The Lions fired ST coordinator Joe Marciano Monday after repeated struggles in kick coverage, especially punts, where they have allowed an average of 20.6 yards, nearly eight yards more than the next-worst team. Their special teams also drew three penalties on Sunday, giving them 14 for the season. Jamal Agnew, who led the league in punt-return average last year and took two to the house, is likely to miss the remainder of the season with a knee injury he suffered a month ago.

Cohen is fifth in the NFL with a 12.4-yard punt-return average, and he had a 36-yarder last week.

Lions coach Matt Patricia is no slouch — or at least he doesn’t care for the slouching of others, as he pointed out last week during a news conference. But the Lions’ enormous discrepancy in third-quarter scoring is an indication that his halftime adjustments aren’t working.
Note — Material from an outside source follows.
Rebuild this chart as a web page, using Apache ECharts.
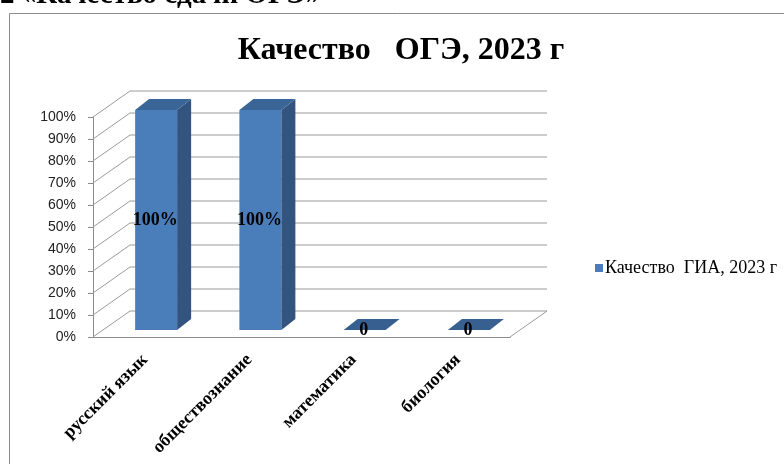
<!DOCTYPE html>
<html>
<head>
<meta charset="utf-8">
<script src="https://cdn.jsdelivr.net/npm/echarts@6/dist/echarts.min.js"></script>
<style>
  html, body { margin: 0; padding: 0; background: #fff; }
  #chart { width: 784px; height: 464px; }
</style>
</head>
<body>
<div id="chart"></div>
<script>
// данные
var categories = ["русский язык", "обществознание", "математика", "биология"];
var quality = [100, 100, 0, 0];
var yTicks = [0, 10, 20, 30, 40, 50, 60, 70, 80, 90, 100];

var DEPTH = [37, -26];      // глубина "задней стенки"
var BAR_SHIFT = [11, -7];   // сдвиг столбика внутрь
var BAR_DEPTH = [14, -11];
var BAR_W = 42;
var serif = '"Liberation Serif", "Times New Roman", serif';

var myChart = echarts.init(document.getElementById("chart"));

function renderWall(params, api) {
  var v = api.value(1);
  var half = api.size([1, 0])[0] / 2;
  var a = api.coord([0, v]);
  var b = api.coord([categories.length - 1, v]);
  var x0 = a[0] - half, x1 = b[0] + half, y = a[1];
  var pts = [[x0, y], [x0 + DEPTH[0], y + DEPTH[1]], [x1 + DEPTH[0], y + DEPTH[1]]];
  if (v === 0) pts.push([x1, y]);
  return {
    type: "polyline",
    shape: { points: pts },
    style: { stroke: "#9a9a9a", lineWidth: 1, fill: null }
  };
}

function renderBar(params, api) {
  var idx = api.value(0), val = api.value(1);
  var base = api.coord([idx, 0]);
  var top = api.coord([idx, val]);
  var cx = base[0] + BAR_SHIFT[0];
  var x0 = cx - BAR_W / 2, x1 = cx + BAR_W / 2;
  var yb = base[1] + BAR_SHIFT[1], yt = top[1] + BAR_SHIFT[1];
  var dx = BAR_DEPTH[0], dy = BAR_DEPTH[1];
  var children = [];
  if (val > 0) {
    children.push({
      type: "rect",
      shape: { x: x0, y: yt, width: BAR_W, height: yb - yt },
      style: { fill: "#4a7ebb" }
    });
    children.push({
      type: "polygon",
      shape: { points: [[x1, yt], [x1 + dx, yt + dy], [x1 + dx, yb + dy], [x1, yb]] },
      style: { fill: "#33547f" }
    });
  }
  children.push({
    type: "polygon",
    shape: { points: [[x0, yt], [x1, yt], [x1 + dx, yt + dy], [x0 + dx, yt + dy]] },
    style: { fill: val > 0 ? "#3a6597" : "#375f8f" }
  });
  children.push({
    type: "text",
    style: {
      text: val > 0 ? val + "%" : "0",
      x: cx - 1, y: val > 0 ? (yb + yt) / 2 : yb,
      align: "center", verticalAlign: "middle",
      font: "bold 18px " + serif, fill: "#000"
    }
  });
  return { type: "group", children: children };
}

var option = {
  animation: false,
  graphic: [
    { type: "rect", shape: { x: 9.5, y: 13.5, width: 800, height: 500 },
      style: { fill: null, stroke: "#8c8c8c", lineWidth: 1 } },
    { type: "text", x: 0, y: 10,
      style: { text: "2 «Качество сдачи ОГЭ»", font: "bold 29px " + serif,
               fill: "#000", verticalAlign: "bottom" } }
  ],
  title: {
    text: "Качество   ОГЭ, 2023 г",
    left: 396, top: 30, textAlign: "center",
    textStyle: { fontFamily: serif, fontSize: 32, fontWeight: "bold", color: "#000" }
  },
  legend: {
    left: 595, top: 259, padding: 0,
    itemWidth: 8, itemHeight: 8, itemGap: 0,
    icon: "rect",
    data: [{ name: "Качество  ГИА, 2023 г", itemStyle: { color: "#4a7ebb" } }],
    textStyle: { fontFamily: serif, fontSize: 18, color: "#000", padding: [0, 0, 0, -3] }
  },
  grid: { left: 93, right: 274, top: 117, bottom: 127 },
  xAxis: {
    type: "category",
    data: categories,
    axisLine: { lineStyle: { color: "#8c8c8c" } },
    axisTick: { length: 5, lineStyle: { color: "#8c8c8c" } },
    axisLabel: {
      rotate: 45, margin: 20, interval: 0,
      fontFamily: serif, fontSize: 18, fontWeight: "bold", color: "#000"
    }
  },
  yAxis: {
    type: "value",
    min: 0, max: 100, interval: 10,
    axisLine: { show: true, lineStyle: { color: "#8c8c8c" } },
    axisTick: { show: true, length: 5, lineStyle: { color: "#8c8c8c" } },
    splitLine: { show: false },
    axisLabel: {
      formatter: "{value}%", margin: 17,
      fontFamily: '"Liberation Sans", Arial, sans-serif', fontSize: 14, color: "#222"
    }
  },
  series: [
    {
      type: "custom",
      name: "walls",
      silent: true,
      renderItem: renderWall,
      encode: { x: 0, y: 1 },
      data: yTicks.map(function (t) { return [0, t]; }),
      z: 1
    },
    {
      type: "custom",
      name: "Качество  ГИА, 2023 г",
      renderItem: renderBar,
      encode: { x: 0, y: 1 },
      data: quality.map(function (v, i) { return [i, v]; }),
      z: 3
    }
  ]
};

myChart.setOption(option);
</script>
</body>
</html>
Matt Nagy’s offense might have taken a step back last week, but his team still won by 32 points and is on pace for its first playoff berth since 2010.

Edge: Bears.

The Bears’ only loss in four home games is to the Patriots. The Lions have lost three of four on the road. If the Bears get Mack and Robinson back, it would give each side of the ball a big boost. Letting Tate go caught his former teammates by surprise and seemed to indicate the Lions may not be all-in this year, an odd move, since they were only a game out of first place in the NFC North.